Print the lines beginning with the one that contains "Convert this chart" and ending with the one that contains "XAxis, YAxis, ErrorBar", exactly, both included, and no other lines.

Records for the task ->
#####

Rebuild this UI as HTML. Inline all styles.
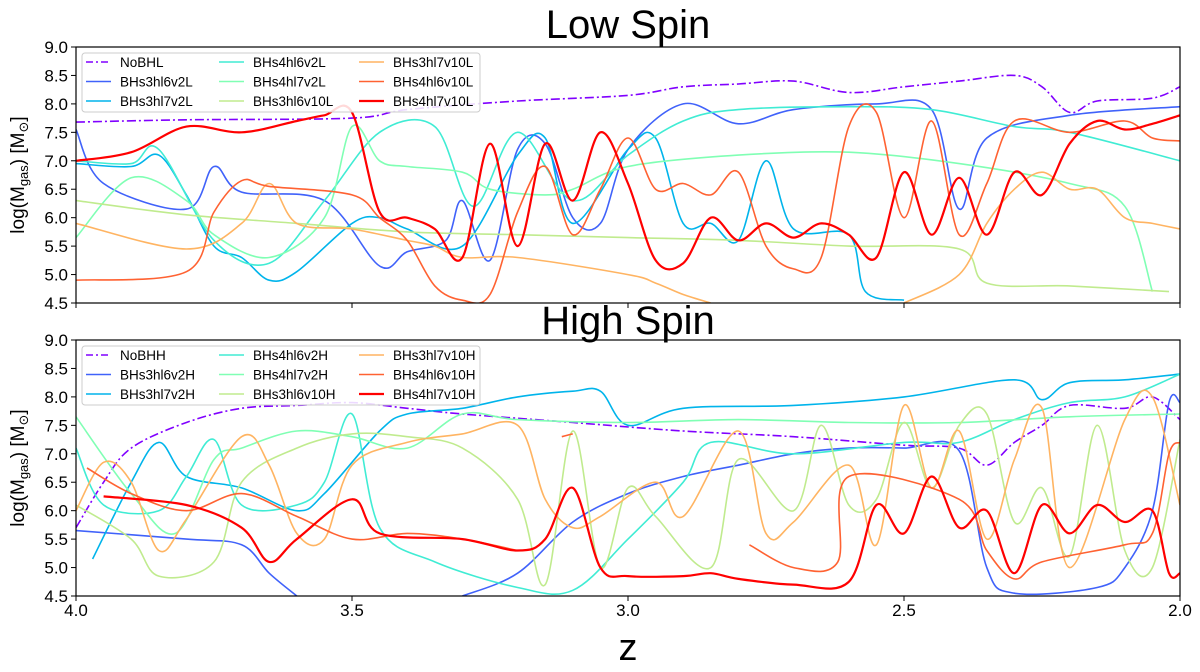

#####

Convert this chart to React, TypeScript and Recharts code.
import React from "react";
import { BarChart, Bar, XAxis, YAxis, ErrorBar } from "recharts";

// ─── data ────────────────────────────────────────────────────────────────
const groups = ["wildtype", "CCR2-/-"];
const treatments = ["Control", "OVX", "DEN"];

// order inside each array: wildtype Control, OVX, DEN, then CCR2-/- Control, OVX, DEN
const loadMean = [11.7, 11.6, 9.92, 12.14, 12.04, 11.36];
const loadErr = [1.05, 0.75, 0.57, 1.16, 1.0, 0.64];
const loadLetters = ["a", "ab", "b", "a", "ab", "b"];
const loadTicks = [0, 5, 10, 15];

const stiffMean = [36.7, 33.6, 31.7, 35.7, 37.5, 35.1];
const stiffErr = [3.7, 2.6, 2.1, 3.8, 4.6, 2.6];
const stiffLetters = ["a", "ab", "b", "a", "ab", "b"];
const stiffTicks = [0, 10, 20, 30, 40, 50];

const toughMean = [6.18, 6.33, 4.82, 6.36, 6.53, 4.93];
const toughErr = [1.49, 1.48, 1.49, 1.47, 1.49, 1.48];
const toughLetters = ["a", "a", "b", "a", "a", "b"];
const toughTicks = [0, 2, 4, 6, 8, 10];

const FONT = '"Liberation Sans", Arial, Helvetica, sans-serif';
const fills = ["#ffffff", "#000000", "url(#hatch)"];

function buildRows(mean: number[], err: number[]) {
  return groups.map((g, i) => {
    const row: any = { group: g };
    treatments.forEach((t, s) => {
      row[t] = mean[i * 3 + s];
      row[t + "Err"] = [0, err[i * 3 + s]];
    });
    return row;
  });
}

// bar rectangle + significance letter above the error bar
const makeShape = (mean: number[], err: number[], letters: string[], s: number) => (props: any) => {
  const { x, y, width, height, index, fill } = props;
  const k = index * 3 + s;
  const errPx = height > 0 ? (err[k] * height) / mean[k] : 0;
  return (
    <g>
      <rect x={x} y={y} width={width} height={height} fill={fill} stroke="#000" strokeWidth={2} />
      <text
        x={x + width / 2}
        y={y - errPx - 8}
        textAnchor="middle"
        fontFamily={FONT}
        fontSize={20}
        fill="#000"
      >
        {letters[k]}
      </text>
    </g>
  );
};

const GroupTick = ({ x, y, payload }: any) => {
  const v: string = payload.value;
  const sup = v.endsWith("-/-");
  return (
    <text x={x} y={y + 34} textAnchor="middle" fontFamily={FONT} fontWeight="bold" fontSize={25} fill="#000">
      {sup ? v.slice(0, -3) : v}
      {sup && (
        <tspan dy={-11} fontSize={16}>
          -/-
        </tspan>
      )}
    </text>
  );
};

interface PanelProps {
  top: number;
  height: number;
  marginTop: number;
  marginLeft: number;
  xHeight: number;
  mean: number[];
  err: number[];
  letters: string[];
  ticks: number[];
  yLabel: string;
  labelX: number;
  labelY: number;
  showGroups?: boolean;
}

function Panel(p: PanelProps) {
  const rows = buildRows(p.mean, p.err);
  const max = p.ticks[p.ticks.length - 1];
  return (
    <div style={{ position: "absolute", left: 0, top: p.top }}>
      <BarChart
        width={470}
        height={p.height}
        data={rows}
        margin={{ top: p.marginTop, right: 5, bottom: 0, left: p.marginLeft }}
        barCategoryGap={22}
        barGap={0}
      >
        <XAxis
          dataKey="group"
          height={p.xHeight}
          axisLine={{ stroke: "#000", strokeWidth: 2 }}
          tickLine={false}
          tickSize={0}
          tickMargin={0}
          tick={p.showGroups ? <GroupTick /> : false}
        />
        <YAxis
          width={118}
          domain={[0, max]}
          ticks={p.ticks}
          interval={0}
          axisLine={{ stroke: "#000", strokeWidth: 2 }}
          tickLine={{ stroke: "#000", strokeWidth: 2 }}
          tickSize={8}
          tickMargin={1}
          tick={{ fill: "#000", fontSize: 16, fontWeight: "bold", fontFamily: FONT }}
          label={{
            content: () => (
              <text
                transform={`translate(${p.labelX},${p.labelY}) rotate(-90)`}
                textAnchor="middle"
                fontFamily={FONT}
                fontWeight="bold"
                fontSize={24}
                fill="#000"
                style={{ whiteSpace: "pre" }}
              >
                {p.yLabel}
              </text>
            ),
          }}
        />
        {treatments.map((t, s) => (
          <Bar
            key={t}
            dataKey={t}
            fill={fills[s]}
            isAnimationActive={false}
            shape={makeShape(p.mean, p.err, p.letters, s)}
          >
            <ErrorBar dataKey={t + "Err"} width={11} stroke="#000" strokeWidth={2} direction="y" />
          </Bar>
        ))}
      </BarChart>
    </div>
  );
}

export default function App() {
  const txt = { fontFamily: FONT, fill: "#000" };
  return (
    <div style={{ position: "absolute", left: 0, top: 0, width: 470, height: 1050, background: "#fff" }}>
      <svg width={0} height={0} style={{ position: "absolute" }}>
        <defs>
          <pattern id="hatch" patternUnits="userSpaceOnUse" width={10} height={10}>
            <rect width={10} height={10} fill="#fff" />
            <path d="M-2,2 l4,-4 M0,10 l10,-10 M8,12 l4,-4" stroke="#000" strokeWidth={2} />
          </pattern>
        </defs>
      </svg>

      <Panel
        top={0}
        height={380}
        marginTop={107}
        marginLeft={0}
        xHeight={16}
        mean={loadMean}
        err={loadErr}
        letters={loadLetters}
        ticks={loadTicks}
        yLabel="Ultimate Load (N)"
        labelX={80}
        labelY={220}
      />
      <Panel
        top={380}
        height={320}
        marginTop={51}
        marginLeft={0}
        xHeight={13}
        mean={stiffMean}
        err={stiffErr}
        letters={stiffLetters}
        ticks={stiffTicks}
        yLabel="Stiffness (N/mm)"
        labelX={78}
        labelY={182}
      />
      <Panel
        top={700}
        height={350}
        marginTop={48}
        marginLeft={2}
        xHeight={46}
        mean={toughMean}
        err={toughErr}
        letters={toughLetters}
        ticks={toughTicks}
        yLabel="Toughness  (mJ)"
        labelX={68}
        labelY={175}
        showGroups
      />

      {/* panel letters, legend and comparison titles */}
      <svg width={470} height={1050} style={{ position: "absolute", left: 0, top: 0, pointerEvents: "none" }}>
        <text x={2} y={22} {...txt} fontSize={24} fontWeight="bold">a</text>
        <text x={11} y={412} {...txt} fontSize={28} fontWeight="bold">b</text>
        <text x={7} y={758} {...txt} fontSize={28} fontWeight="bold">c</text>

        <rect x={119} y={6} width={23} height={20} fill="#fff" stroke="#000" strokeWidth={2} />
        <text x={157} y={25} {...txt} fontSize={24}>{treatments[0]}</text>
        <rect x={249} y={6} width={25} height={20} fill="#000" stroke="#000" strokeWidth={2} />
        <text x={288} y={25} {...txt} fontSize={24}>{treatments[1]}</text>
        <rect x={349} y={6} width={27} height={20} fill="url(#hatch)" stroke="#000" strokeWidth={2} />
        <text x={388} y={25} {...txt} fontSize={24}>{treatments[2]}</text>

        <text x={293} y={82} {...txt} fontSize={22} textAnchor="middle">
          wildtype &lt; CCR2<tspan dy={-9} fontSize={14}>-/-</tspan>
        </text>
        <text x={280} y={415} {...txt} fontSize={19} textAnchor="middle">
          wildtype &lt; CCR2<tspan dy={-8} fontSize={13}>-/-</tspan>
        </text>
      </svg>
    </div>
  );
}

#####

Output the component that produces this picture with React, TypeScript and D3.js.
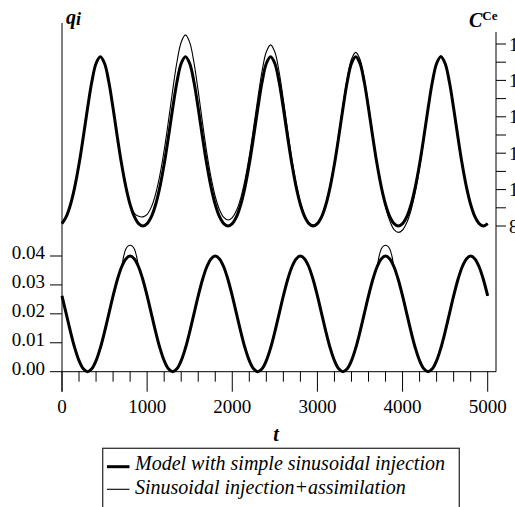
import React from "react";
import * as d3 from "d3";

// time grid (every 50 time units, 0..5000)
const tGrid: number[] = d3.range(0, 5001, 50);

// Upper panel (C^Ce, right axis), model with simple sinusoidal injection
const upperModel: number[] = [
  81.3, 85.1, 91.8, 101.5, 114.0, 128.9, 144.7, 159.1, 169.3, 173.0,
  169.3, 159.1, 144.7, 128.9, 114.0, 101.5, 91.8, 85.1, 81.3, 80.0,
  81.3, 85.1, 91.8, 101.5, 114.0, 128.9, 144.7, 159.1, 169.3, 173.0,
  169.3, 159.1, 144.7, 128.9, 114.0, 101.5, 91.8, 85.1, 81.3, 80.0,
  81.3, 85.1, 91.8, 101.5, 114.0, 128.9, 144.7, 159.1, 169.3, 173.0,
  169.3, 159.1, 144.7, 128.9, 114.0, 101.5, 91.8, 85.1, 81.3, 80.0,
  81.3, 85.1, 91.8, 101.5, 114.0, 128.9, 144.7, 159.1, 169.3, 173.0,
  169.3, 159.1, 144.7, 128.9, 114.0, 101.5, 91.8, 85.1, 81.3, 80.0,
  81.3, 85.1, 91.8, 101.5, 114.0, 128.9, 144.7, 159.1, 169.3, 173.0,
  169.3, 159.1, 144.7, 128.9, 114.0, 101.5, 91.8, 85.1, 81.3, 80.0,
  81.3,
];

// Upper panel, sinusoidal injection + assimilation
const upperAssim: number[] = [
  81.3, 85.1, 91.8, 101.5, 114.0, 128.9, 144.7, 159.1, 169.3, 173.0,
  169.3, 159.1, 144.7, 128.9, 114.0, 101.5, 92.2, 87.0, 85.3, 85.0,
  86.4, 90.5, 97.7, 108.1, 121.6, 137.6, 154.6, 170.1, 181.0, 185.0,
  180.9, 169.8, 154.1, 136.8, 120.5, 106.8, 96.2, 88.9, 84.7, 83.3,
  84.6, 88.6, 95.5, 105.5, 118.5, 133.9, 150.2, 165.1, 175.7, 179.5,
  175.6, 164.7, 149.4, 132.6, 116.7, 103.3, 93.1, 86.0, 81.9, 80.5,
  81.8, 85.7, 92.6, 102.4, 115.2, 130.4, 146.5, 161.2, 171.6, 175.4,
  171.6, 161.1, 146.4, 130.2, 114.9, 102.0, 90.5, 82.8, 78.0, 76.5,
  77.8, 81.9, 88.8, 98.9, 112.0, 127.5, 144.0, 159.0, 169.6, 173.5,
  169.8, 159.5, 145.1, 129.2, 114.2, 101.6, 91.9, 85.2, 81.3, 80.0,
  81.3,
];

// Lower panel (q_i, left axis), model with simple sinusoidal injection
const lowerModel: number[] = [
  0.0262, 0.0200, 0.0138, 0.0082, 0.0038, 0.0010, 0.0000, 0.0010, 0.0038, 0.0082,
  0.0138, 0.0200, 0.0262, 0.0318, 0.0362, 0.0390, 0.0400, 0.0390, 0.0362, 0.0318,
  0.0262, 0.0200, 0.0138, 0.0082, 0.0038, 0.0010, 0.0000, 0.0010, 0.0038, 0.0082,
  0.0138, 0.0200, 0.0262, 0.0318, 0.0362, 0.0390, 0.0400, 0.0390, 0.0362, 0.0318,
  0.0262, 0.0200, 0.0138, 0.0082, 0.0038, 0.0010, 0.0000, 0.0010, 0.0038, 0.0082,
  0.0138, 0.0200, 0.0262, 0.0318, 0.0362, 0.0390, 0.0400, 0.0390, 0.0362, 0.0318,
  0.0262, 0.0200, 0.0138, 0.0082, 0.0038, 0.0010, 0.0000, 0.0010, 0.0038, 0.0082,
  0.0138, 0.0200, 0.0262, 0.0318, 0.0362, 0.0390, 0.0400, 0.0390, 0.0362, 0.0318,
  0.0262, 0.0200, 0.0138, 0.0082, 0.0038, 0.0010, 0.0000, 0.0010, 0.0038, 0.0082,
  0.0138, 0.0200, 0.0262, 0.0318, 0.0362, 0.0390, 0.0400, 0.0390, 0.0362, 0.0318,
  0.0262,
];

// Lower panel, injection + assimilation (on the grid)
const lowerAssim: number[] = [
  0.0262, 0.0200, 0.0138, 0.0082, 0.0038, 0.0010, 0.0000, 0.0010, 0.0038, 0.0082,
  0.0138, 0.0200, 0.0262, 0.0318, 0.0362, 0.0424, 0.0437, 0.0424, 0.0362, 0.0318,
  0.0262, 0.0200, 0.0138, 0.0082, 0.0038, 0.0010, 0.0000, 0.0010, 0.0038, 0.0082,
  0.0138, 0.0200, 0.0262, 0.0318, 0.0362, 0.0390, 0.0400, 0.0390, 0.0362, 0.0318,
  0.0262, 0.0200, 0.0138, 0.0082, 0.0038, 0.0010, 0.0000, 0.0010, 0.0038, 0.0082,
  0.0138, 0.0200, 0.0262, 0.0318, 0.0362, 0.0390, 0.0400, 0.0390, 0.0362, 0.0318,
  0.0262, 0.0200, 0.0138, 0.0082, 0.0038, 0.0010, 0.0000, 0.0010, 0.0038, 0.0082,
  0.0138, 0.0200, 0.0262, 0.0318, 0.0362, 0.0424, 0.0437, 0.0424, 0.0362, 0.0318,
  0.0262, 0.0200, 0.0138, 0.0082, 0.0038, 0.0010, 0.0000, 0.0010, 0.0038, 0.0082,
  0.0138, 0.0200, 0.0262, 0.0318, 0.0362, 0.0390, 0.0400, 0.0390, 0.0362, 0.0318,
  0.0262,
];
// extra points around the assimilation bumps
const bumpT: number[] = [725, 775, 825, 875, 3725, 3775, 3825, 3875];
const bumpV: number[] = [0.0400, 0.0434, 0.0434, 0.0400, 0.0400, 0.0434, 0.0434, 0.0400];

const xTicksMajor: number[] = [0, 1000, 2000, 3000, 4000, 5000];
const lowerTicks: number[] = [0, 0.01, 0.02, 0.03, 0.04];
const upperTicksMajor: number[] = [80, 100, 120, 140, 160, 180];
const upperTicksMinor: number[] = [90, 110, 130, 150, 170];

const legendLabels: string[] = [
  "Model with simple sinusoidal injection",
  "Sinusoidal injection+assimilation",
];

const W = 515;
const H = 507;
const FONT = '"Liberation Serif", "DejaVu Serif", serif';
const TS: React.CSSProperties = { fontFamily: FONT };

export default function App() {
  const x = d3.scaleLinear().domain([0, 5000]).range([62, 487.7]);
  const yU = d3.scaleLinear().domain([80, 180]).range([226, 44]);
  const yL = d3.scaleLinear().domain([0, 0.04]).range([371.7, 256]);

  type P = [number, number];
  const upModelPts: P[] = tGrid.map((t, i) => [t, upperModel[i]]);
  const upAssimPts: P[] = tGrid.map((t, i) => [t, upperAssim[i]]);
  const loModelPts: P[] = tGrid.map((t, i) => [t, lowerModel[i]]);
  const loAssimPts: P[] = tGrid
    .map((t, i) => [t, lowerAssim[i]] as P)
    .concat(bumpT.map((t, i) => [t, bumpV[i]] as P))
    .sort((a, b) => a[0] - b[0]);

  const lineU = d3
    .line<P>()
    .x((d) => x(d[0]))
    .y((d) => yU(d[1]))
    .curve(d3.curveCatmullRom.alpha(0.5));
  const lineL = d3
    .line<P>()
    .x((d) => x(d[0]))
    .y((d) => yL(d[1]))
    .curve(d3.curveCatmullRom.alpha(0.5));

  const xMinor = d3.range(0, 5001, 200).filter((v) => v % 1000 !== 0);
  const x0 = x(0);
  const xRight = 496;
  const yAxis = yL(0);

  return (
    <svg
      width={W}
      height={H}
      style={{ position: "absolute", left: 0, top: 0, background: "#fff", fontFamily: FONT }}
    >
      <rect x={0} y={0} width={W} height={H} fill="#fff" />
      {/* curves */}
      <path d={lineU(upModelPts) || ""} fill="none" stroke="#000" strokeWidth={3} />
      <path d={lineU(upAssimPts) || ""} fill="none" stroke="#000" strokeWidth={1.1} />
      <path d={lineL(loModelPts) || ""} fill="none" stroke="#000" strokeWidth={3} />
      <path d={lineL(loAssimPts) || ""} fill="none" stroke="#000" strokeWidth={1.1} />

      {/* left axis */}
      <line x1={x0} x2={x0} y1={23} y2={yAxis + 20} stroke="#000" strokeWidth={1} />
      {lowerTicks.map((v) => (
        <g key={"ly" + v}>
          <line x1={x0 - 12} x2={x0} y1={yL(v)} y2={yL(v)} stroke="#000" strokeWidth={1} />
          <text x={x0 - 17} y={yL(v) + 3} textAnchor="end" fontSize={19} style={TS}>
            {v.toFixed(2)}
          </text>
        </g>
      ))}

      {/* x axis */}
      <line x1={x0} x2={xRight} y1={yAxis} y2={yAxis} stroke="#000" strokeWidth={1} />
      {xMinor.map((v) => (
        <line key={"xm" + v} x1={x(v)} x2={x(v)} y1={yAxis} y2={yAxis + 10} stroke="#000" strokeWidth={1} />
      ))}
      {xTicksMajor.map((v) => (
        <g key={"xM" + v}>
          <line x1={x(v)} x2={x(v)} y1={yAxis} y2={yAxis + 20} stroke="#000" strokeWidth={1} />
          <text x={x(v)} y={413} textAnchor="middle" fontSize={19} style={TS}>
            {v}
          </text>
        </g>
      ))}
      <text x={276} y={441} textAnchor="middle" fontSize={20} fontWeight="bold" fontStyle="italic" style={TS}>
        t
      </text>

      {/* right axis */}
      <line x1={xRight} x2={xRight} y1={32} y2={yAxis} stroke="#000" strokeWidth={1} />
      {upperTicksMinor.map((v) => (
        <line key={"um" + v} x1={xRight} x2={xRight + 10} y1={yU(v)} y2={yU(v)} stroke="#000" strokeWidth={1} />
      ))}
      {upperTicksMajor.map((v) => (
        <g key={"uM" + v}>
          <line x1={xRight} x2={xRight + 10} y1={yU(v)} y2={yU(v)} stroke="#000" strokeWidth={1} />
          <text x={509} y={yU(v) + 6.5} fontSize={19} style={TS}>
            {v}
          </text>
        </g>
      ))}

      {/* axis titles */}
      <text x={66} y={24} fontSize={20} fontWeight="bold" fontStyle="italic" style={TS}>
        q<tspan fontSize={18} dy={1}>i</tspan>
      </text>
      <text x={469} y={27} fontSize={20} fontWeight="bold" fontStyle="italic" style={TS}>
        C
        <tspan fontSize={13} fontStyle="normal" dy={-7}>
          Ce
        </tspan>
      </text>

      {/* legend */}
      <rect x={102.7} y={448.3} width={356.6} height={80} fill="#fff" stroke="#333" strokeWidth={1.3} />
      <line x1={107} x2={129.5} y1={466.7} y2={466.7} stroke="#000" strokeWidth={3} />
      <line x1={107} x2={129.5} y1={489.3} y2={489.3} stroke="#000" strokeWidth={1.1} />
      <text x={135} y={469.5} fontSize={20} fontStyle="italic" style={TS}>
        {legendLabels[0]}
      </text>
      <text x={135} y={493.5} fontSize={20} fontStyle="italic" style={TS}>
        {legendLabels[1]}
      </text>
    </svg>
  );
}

#####

Expected answer ->
Convert this chart to React, TypeScript and Recharts code.
import React from "react";
import { BarChart, Bar, XAxis, YAxis, ErrorBar } from "recharts";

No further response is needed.